Thursday, January 26, 2012

Blight


Upset because your Sinkholes are too good? Have I got the card for you!

More seriously, this card's terrible. It's a nightmare from a design perspective because it's 2-mana land destruction, meaning it has serious potential to just lock people out of the game; it's just straight-up terrible next to Sinkhole in an either-or choice; and it has a multiplier effect WITH Sinkhole, making it far more likely that you'll be able to blow opponents out with multiple, cheap attacks on their mana base.

From a player perspective, this card isn't exciting, but it can be brutal. While it can be used responsibly to keep Maze of Ith and the like under control, what it typically ends up doing is working to lock people out of the game. However, it only does that job well in conjunction with other, more-powerful effects -- it's a redundant Sinkhole, for all intents and purposes -- but it allows the opponent to choose the most-opportune time to miss a land drop. In other words, this card was probably intended to replace Sinkhole, but it's only good when it's paired up with Sinkhole!

There's a dozen "fair" land destruction spells that would come later to replace this guy -- Rain of Tears and Icequake being the most obvious spiritual descendants -- but I'm just not that big a fan of land destruction. It has a place in the game -- after all, utility lands need an answer -- but point destruction at anything less than three mana tends to lock up the game rather than keep Mazes and Tabernacles under control.

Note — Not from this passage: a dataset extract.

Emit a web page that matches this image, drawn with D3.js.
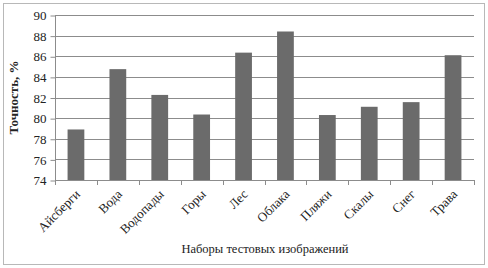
<!DOCTYPE html>
<html>
<head>
<meta charset="utf-8">
<script src="https://cdn.jsdelivr.net/npm/d3@7"></script>
<style>
  body { margin: 0; background: #fff; }
  text { font-family: "Liberation Serif", "DejaVu Serif", serif; fill: #222; }
</style>
</head>
<body>
<svg id="chart"></svg>
<script>
var width = 488, height = 268;

// data
var categories = ["Айсберги", "Вода", "Водопады", "Горы", "Лес", "Облака", "Пляжи", "Скалы", "Снег", "Трава"];
var accuracy = [78.9, 84.75, 82.25, 80.35, 86.35, 88.4, 80.3, 81.1, 81.55, 86.1];
var yTicks = [74, 76, 78, 80, 82, 84, 86, 88, 90];

var margin = { left: 55, right: 14, top: 15, bottom: 88 };

var svg =
  d3.select("#chart")
      .attr("width", width)
      .attr("height", height);

// outer frame
svg.append("rect")
    .attr("x", 3.5)
    .attr("y", 3.5)
    .attr("width", width - 7)
    .attr("height", height - 7)
    .attr("fill", "none")
    .attr("stroke", "#b8b8b8");

// scales
var xScale =
  d3.scaleBand()
    .domain(categories)
    .range([margin.left, width - margin.right])
    .paddingInner(0.6)
    .paddingOuter(0.3);

var yScale =
  d3.scaleLinear()
    .domain([74, 90])
    .range([height - margin.bottom, margin.top]);

// gridlines
svg.append("g")
  .selectAll("line")
  .data(yTicks.slice(1))
  .enter()
  .append("line")
    .attr("x1", margin.left)
    .attr("x2", width - margin.right)
    .attr("y1", d => Math.round(yScale(d)) + 0.5)
    .attr("y2", d => Math.round(yScale(d)) + 0.5)
    .attr("stroke", "#8c8c8c");

// bars
svg.append("g")
  .selectAll("rect")
  .data(categories)
  .enter()
  .append("rect")
    .attr("x", d => xScale(d))
    .attr("width", xScale.bandwidth())
    .attr("y", (d, i) => yScale(accuracy[i]))
    .attr("height", (d, i) => yScale(74) - yScale(accuracy[i]))
    .attr("fill", "#6b6b6b");

// y axis
var yAxis =
  svg.append("g")
      .attr("transform", `translate(${margin.left + 0.5}, 0.5)`)
      .call(d3.axisLeft(yScale).tickValues(yTicks).tickSize(5).tickPadding(4));

yAxis.select(".domain").attr("stroke", "#8c8c8c").attr("d", `M0,${yScale(74)}V${yScale(90)}`);
yAxis.selectAll(".tick line").attr("stroke", "#8c8c8c");
yAxis.selectAll(".tick text")
    .style("font-size", "13px")
    .style("font-family", "Liberation Serif, serif")
    .attr("fill", "#333");

// x axis
var bounds = d3.range(categories.length + 1).map(i => margin.left + i * (width - margin.left - margin.right) / categories.length);

var xAxis = svg.append("g");

xAxis.append("line")
    .attr("x1", margin.left)
    .attr("x2", width - margin.right)
    .attr("y1", Math.round(yScale(74)) + 0.5)
    .attr("y2", Math.round(yScale(74)) + 0.5)
    .attr("stroke", "#8c8c8c");

xAxis.selectAll(".xtick")
  .data(bounds)
  .enter()
  .append("line")
    .attr("x1", d => Math.round(d) + 0.5)
    .attr("x2", d => Math.round(d) + 0.5)
    .attr("y1", yScale(74))
    .attr("y2", yScale(74) + 5)
    .attr("stroke", "#8c8c8c");

xAxis.selectAll(".xlabel")
  .data(categories)
  .enter()
  .append("text")
    .text(d => d)
    .attr("text-anchor", "end")
    .style("font-size", "13px")
    .attr("transform", d => `translate(${xScale(d) + xScale.bandwidth() / 2 + 5}, ${yScale(74) + 15}) rotate(-45)`);

// axis titles
svg.append("text")
    .text("Точность, %")
    .attr("transform", `translate(18, ${(margin.top + yScale(74)) / 2}) rotate(-90)`)
    .attr("text-anchor", "middle")
    .style("font-size", "13px")
    .style("font-weight", "bold");

svg.append("text")
    .text("Наборы тестовых изображений")
    .attr("x", 265)
    .attr("y", 253)
    .attr("text-anchor", "middle")
    .style("font-size", "12.5px");
</script>
</body>
</html>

For my money, I think something like one of these would be fairer:


This knocks out utility lands and punishes nonbasics. It's not particularly good -- you're never going to see real card advantage from this, it's usually not going to even be a virtual 1-for-1, and its tempo cost probably outstrips the tempo you'd gain -- but it would be a decent budget answer to greedy manabases and annoying lands. The major advantage of this card over the original Blight is that its effect is always laid out on your terms. With the original, your opponent can sandbag the Blighted land until it's important; that's not the case with this one.